Fernando de la Guardia recently celebrated his 31st birthday when he landed at the Oakland Airport in March 1929. Information in the pilot register on the “visiting Spanish pilot” is limited to his name and pilot number; it is unknown where he flew from or went when he left Oakland, what airplane he was flying or who owned the airplane. 

Born in Costa Rica, fluent in Spanish and English, and a son of the Costa Rican ambassador to England, during World War I Fernando moved with his family to New York to escape the German Army’s Zeppelin raids. He officially immigrated to the United States in 1920.
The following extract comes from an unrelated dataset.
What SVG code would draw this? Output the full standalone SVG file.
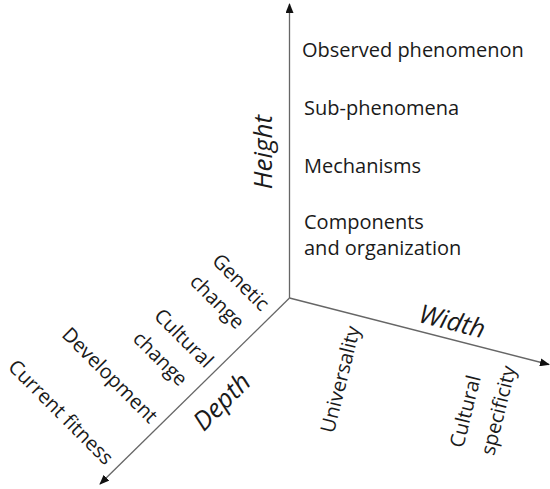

By World War II, Fernando and his younger brother, Bernardo, were diplomats at the Inter-American Defense Board (IADB)1 living at the Costa Rican embassy in Washington, D.C. Fernando had a long association with Joaquin Elizalde, working as a rope representative for Elizalde & Company in 1930, and as his guest when he served as the Resident Commissioner of the Commonwealth of the Philippines from 1938 to 1944 (a non-voting member of the House of Representative like Puerto Rico)2. A Joaquin Elizalde party in July 1943 co-hosted by Fernando and Bernardo for IADB delegates got a lot of press in the Washington D.C. papers due to its lavishness during Office of Price AdministrationrestrictionsFernando traveled continuously from his youth to his mid 50s. Records indicate he traveled mostly from NY and Washington D.C. to England, Spain, France, Canada, Mexico, Cuba, the Philippines, Costa Rica, China, and Los Angeles. Many of these trips were likely for diplomatic or business purposes, but some may have been to visit his four siblings. Single throughout his life, Fernando de la Guardia died in 1977.

1Created in the 1942, the IADB, now the oldest existing defense organization in the world, is an international committee of nationally appointed officials working on defense and security facing North, Central and South America.
2The U.S. granted independence to the Philippines in 1946.
3Formed in August 1941 to fight inflation including rents after the start of World War II.